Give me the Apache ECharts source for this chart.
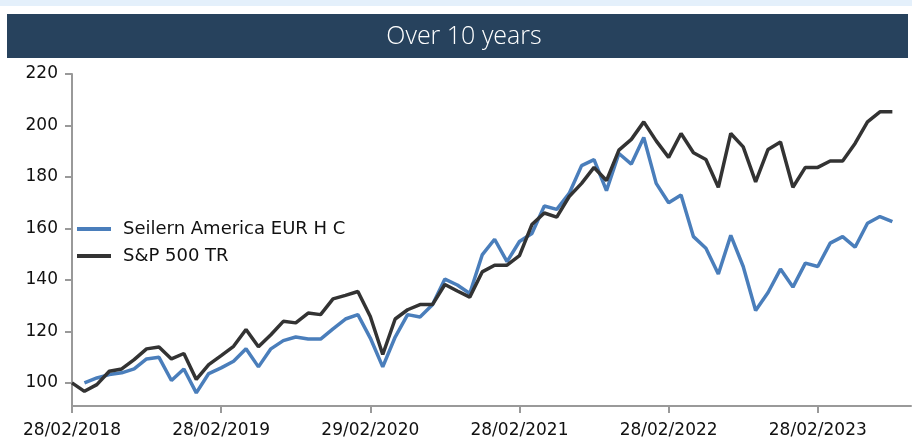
<!DOCTYPE html>
<html>
<head>
<meta charset="utf-8">
<script src="https://cdn.jsdelivr.net/npm/echarts@6.0.0/dist/echarts.min.js"></script>
<style>
  html, body { margin: 0; padding: 0; background: #fff; }
  #chart { width: 912px; height: 439px; }
</style>
</head>
<body>
<div id="chart"></div>
<script>
// monthly index, 0 = 28/02/2018
const tickMonths = [0, 12, 24, 36, 48, 60];
const tickLabels = ['28/02/2018', '28/02/2019', '29/02/2020', '28/02/2021', '28/02/2022', '28/02/2023'];
const yTicks = [100, 120, 140, 160, 180, 200, 220];

const seilern = [
  null, 100, 101.9, 103.2, 103.9, 105.4, 109.3, 109.9, 100.9, 105.4,
  96.1, 103.6, 105.8, 108.4, 113.2, 106.2, 113.2, 116.4, 117.8, 117,
  117, 121, 124.8, 126.5, 117.4, 106.2, 117.8, 126.5, 125.6, 130.3,
  140.3, 138, 134.7, 149.7, 155.8, 147.1, 154.9, 158, 168.7, 167.4,
  173.6, 184.4, 186.7, 174.7, 189.1, 185, 195.3, 177.5, 170, 173,
  156.8, 152.3, 142.3, 157.3, 145.2, 128.1, 135.1, 144.2, 137.2, 146.5,
  145.2, 154.3, 156.8, 152.7, 162, 164.6, 162.6
];
const sp500 = [
  100, 96.7, 99.3, 104.5, 105.4, 109, 113.2, 113.9, 109.3, 111.4,
  101.3, 107.1, 110.6, 114.2, 120.7, 114, 118.7, 123.9, 123.3, 127.1,
  126.5, 132.6, 134, 135.5, 125.8, 111, 124.8, 128.4, 130.4, 130.4,
  138.2, 135.7, 133.3, 143.1, 145.7, 145.7, 149.4, 161.5, 166, 164.4,
  172.4, 177.5, 183.7, 178.6, 190.4, 194.6, 201.4, 194, 187.6, 196.9,
  189.4, 186.8, 176, 196.9, 191.7, 178.1, 190.7, 193.6, 176, 183.7,
  183.7, 186.2, 186.2, 193, 201.4, 205.3, 205.3
];

const toPairs = arr => arr.map((v, i) => [i, v]);

const chart = echarts.init(document.getElementById('chart'), null, { renderer: 'canvas' });

const font = '"DejaVu Sans", "Liberation Sans", sans-serif';

chart.setOption({
  animation: false,
  graphic: [
    { type: 'rect', shape: { x: 0, y: 0, width: 912, height: 6 }, style: { fill: '#e4f0fb' }, silent: true },
    { type: 'rect', shape: { x: 7, y: 14, width: 901, height: 44 }, style: { fill: '#27425d' }, silent: true },
    {
      type: 'text', x: 464, y: 37,
      style: {
        text: 'Over 10 years', fill: '#ffffff',
        font: '300 25px "Open Sans", "Noto Sans", sans-serif',
        align: 'center', verticalAlign: 'middle'
      },
      silent: true
    }
  ],
  grid: { left: 72, right: 1, top: 74, bottom: 32, containLabel: false },
  legend: {
    orient: 'vertical',
    left: 77,
    top: 220,
    padding: 0,
    icon: 'rect',
    itemWidth: 34,
    itemHeight: 4,
    itemGap: 9,
    textStyle: { fontFamily: font, fontSize: 18, color: '#111', padding: [0, 0, 0, 7] },
    data: ['Seilern America EUR H C', 'S&P 500 TR']
  },
  xAxis: {
    type: 'value',
    min: 0,
    max: 67.5,
    splitLine: { show: false },
    axisLine: { lineStyle: { color: '#999', width: 2 } },
    axisTick: { customValues: tickMonths, length: 7, lineStyle: { color: '#999', width: 2 } },
    axisLabel: {
      customValues: tickMonths,
      formatter: v => tickLabels[tickMonths.indexOf(v)] || '',
      fontFamily: font, fontSize: 17, color: '#111', margin: 16
    }
  },
  yAxis: {
    type: 'value',
    min: 91,
    max: 220,
    splitLine: { show: false },
    axisLine: { show: true, lineStyle: { color: '#999', width: 2 } },
    axisTick: { show: true, customValues: yTicks, length: 7, lineStyle: { color: '#999', width: 2 } },
    axisLabel: { customValues: yTicks, fontFamily: font, fontSize: 17, color: '#111', margin: 14 }
  },
  series: [
    {
      name: 'Seilern America EUR H C',
      type: 'line',
      data: toPairs(seilern),
      symbol: 'none',
      connectNulls: false,
      lineStyle: { color: '#4a7ebb', width: 3.5 },
      itemStyle: { color: '#4a7ebb' },
      z: 2
    },
    {
      name: 'S&P 500 TR',
      type: 'line',
      data: toPairs(sp500),
      symbol: 'none',
      lineStyle: { color: '#333333', width: 3.5 },
      itemStyle: { color: '#333333' },
      z: 3
    }
  ]
});
</script>
</body>
</html>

= = = = =

◆ **Request**: Restate the entire listing word for word, excluding pictures.

◆ **Exercise output**:
Give me the Apache ECharts source for this chart.
<!DOCTYPE html>
<html>
<head>
<meta charset="utf-8">
<script src="https://cdn.jsdelivr.net/npm/echarts@6.0.0/dist/echarts.min.js"></script>
<style>
  html, body { margin: 0; padding: 0; background: #fff; }
  #chart { width: 912px; height: 439px; }
</style>
</head>
<body>
<div id="chart"></div>
<script>
// monthly index, 0 = 28/02/2018
const tickMonths = [0, 12, 24, 36, 48, 60];
const tickLabels = ['28/02/2018', '28/02/2019', '29/02/2020', '28/02/2021', '28/02/2022', '28/02/2023'];
const yTicks = [100, 120, 140, 160, 180, 200, 220];

const seilern = [
  null, 100, 101.9, 103.2, 103.9, 105.4, 109.3, 109.9, 100.9, 105.4,
  96.1, 103.6, 105.8, 108.4, 113.2, 106.2, 113.2, 116.4, 117.8, 117,
  117, 121, 124.8, 126.5, 117.4, 106.2, 117.8, 126.5, 125.6, 130.3,
  140.3, 138, 134.7, 149.7, 155.8, 147.1, 154.9, 158, 168.7, 167.4,
  173.6, 184.4, 186.7, 174.7, 189.1, 185, 195.3, 177.5, 170, 173,
  156.8, 152.3, 142.3, 157.3, 145.2, 128.1, 135.1, 144.2, 137.2, 146.5,
  145.2, 154.3, 156.8, 152.7, 162, 164.6, 162.6
];
const sp500 = [
  100, 96.7, 99.3, 104.5, 105.4, 109, 113.2, 113.9, 109.3, 111.4,
  101.3, 107.1, 110.6, 114.2, 120.7, 114, 118.7, 123.9, 123.3, 127.1,
  126.5, 132.6, 134, 135.5, 125.8, 111, 124.8, 128.4, 130.4, 130.4,
  138.2, 135.7, 133.3, 143.1, 145.7, 145.7, 149.4, 161.5, 166, 164.4,
  172.4, 177.5, 183.7, 178.6, 190.4, 194.6, 201.4, 194, 187.6, 196.9,
  189.4, 186.8, 176, 196.9, 191.7, 178.1, 190.7, 193.6, 176, 183.7,
  183.7, 186.2, 186.2, 193, 201.4, 205.3, 205.3
];

const toPairs = arr => arr.map((v, i) => [i, v]);

const chart = echarts.init(document.getElementById('chart'), null, { renderer: 'canvas' });

const font = '"DejaVu Sans", "Liberation Sans", sans-serif';

chart.setOption({
  animation: false,
  graphic: [
    { type: 'rect', shape: { x: 0, y: 0, width: 912, height: 6 }, style: { fill: '#e4f0fb' }, silent: true },
    { type: 'rect', shape: { x: 7, y: 14, width: 901, height: 44 }, style: { fill: '#27425d' }, silent: true },
    {
      type: 'text', x: 464, y: 37,
      style: {
        text: 'Over 10 years', fill: '#ffffff',
        font: '300 25px "Open Sans", "Noto Sans", sans-serif',
        align: 'center', verticalAlign: 'middle'
      },
      silent: true
    }
  ],
  grid: { left: 72, right: 1, top: 74, bottom: 32, containLabel: false },
  legend: {
    orient: 'vertical',
    left: 77,
    top: 220,
    padding: 0,
    icon: 'rect',
    itemWidth: 34,
    itemHeight: 4,
    itemGap: 9,
    textStyle: { fontFamily: font, fontSize: 18, color: '#111', padding: [0, 0, 0, 7] },
    data: ['Seilern America EUR H C', 'S&P 500 TR']
  },
  xAxis: {
    type: 'value',
    min: 0,
    max: 67.5,
    splitLine: { show: false },
    axisLine: { lineStyle: { color: '#999', width: 2 } },
    axisTick: { customValues: tickMonths, length: 7, lineStyle: { color: '#999', width: 2 } },
    axisLabel: {
      customValues: tickMonths,
      formatter: v => tickLabels[tickMonths.indexOf(v)] || '',
      fontFamily: font, fontSize: 17, color: '#111', margin: 16
    }
  },
  yAxis: {
    type: 'value',
    min: 91,
    max: 220,
    splitLine: { show: false },
    axisLine: { show: true, lineStyle: { color: '#999', width: 2 } },
    axisTick: { show: true, customValues: yTicks, length: 7, lineStyle: { color: '#999', width: 2 } },
    axisLabel: { customValues: yTicks, fontFamily: font, fontSize: 17, color: '#111', margin: 14 }
  },
  series: [
    {
      name: 'Seilern America EUR H C',
      type: 'line',
      data: toPairs(seilern),
      symbol: 'none',
      connectNulls: false,
      lineStyle: { color: '#4a7ebb', width: 3.5 },
      itemStyle: { color: '#4a7ebb' },
      z: 2
    },
    {
      name: 'S&P 500 TR',
      type: 'line',
      data: toPairs(sp500),
      symbol: 'none',
      lineStyle: { color: '#333333', width: 3.5 },
      itemStyle: { color: '#333333' },
      z: 3
    }
  ]
});
</script>
</body>
</html>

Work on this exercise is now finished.